● TASK TO CARRY OUT
Give back every line exactly as it appears, pictures excluded.

● INFORMATION PROVIDED
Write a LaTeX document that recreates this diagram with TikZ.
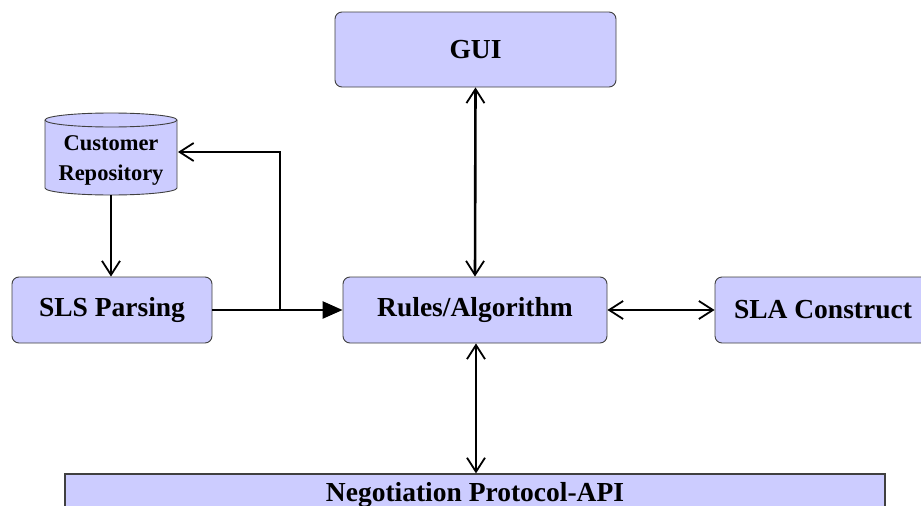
\documentclass[tikz,border=0pt]{standalone}
\usepackage{fontspec}
\setmainfont{Liberation Serif}
\usetikzlibrary{arrows.meta}
\definecolor{boxfill}{HTML}{CCCCFF}
\definecolor{boxline}{HTML}{404040}
\tikzset{
  blk/.style={draw=boxline, line width=0.9pt, fill=boxfill, rounded corners=7pt,
    font=\fontsize{27.5}{30}\selectfont\bfseries, inner sep=0pt, align=center},
  flat/.style={draw=boxline, line width=1.2pt, fill=boxfill,
    font=\fontsize{27.5}{30}\selectfont\bfseries, inner sep=0pt},
  conn/.style={line width=2pt, draw=black},
  thickconn/.style={line width=2.6pt, draw=black},
  barb/.tip={Straight Barb[length=14pt,width=18pt,line width=1.8pt]},
  tri/.tip={Triangle[length=20pt,width=17pt]}
}
\begin{document}
\begin{tikzpicture}[x=1pt,y=-1pt]
\useasboundingbox (0,0) rectangle (921,506);
\clip (0,0) rectangle (921,506);
\fill[white] (0,0) rectangle (921,506);

% nodes
\node[blk, minimum width=281pt, minimum height=75pt] (gui) at (475.5,49.5) {GUI};
\node[blk, minimum width=264pt, minimum height=66pt] (rules) at (475,310) {Rules/Algorithm};
\node[blk, minimum width=200pt, minimum height=66pt] (sls) at (112,310) {SLS Parsing};
\node[blk, minimum width=216pt, minimum height=66pt] (sla) at (823,310) {SLA Construct};
\node[flat, minimum width=820pt, minimum height=42pt] (neg) at (475,495) {Negotiation Protocol-API};

% cylinder
\filldraw[draw=boxline, line width=0.9pt, fill=boxfill]
  (45,120) -- (45,188) arc[start angle=180, end angle=0, x radius=66, y radius=7]
  -- (177,120) arc[start angle=0, end angle=-180, x radius=66, y radius=7] -- cycle;
\draw[boxline, line width=0.9pt] (45,120) arc[start angle=180, end angle=0, x radius=66, y radius=7];
\node[font=\fontsize{22.5}{30}\selectfont\bfseries, align=center, inner sep=0pt] (cr) at (111,160) {Customer\\Repository};
\coordinate (crb) at (111,195);
\coordinate (cre) at (178,152);
\coordinate (junc) at (280,310);

% connectors
\draw[conn, -{barb}] (crb) -- (crb |- sls.north);
\draw[thickconn, -{tri}] (sls.east) -- (rules.west);
\draw[conn, -{barb}] (junc) |- (cre);
\draw[thickconn, {barb}-{barb}] (gui.south) -- (rules.north);
\draw[thickconn, {barb}-{barb}] (rules.east) -- (sla.west);
\draw[conn, {barb}-{barb}] ([xshift=1pt]rules.south) -- ([xshift=1pt]rules.south |- neg.north);
\end{tikzpicture}
\end{document}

● SOLVED EXERCISE
Write a LaTeX document that recreates this diagram with TikZ.
\documentclass[tikz,border=0pt]{standalone}
\usepackage{fontspec}
\setmainfont{Liberation Serif}
\usetikzlibrary{arrows.meta}
\definecolor{boxfill}{HTML}{CCCCFF}
\definecolor{boxline}{HTML}{404040}
\tikzset{
  blk/.style={draw=boxline, line width=0.9pt, fill=boxfill, rounded corners=7pt,
    font=\fontsize{27.5}{30}\selectfont\bfseries, inner sep=0pt, align=center},
  flat/.style={draw=boxline, line width=1.2pt, fill=boxfill,
    font=\fontsize{27.5}{30}\selectfont\bfseries, inner sep=0pt},
  conn/.style={line width=2pt, draw=black},
  thickconn/.style={line width=2.6pt, draw=black},
  barb/.tip={Straight Barb[length=14pt,width=18pt,line width=1.8pt]},
  tri/.tip={Triangle[length=20pt,width=17pt]}
}
\begin{document}
\begin{tikzpicture}[x=1pt,y=-1pt]
\useasboundingbox (0,0) rectangle (921,506);
\clip (0,0) rectangle (921,506);
\fill[white] (0,0) rectangle (921,506);

% nodes
\node[blk, minimum width=281pt, minimum height=75pt] (gui) at (475.5,49.5) {GUI};
\node[blk, minimum width=264pt, minimum height=66pt] (rules) at (475,310) {Rules/Algorithm};
\node[blk, minimum width=200pt, minimum height=66pt] (sls) at (112,310) {SLS Parsing};
\node[blk, minimum width=216pt, minimum height=66pt] (sla) at (823,310) {SLA Construct};
\node[flat, minimum width=820pt, minimum height=42pt] (neg) at (475,495) {Negotiation Protocol-API};

% cylinder
\filldraw[draw=boxline, line width=0.9pt, fill=boxfill]
  (45,120) -- (45,188) arc[start angle=180, end angle=0, x radius=66, y radius=7]
  -- (177,120) arc[start angle=0, end angle=-180, x radius=66, y radius=7] -- cycle;
\draw[boxline, line width=0.9pt] (45,120) arc[start angle=180, end angle=0, x radius=66, y radius=7];
\node[font=\fontsize{22.5}{30}\selectfont\bfseries, align=center, inner sep=0pt] (cr) at (111,160) {Customer\\Repository};
\coordinate (crb) at (111,195);
\coordinate (cre) at (178,152);
\coordinate (junc) at (280,310);

% connectors
\draw[conn, -{barb}] (crb) -- (crb |- sls.north);
\draw[thickconn, -{tri}] (sls.east) -- (rules.west);
\draw[conn, -{barb}] (junc) |- (cre);
\draw[thickconn, {barb}-{barb}] (gui.south) -- (rules.north);
\draw[thickconn, {barb}-{barb}] (rules.east) -- (sla.west);
\draw[conn, {barb}-{barb}] ([xshift=1pt]rules.south) -- ([xshift=1pt]rules.south |- neg.north);
\end{tikzpicture}
\end{document}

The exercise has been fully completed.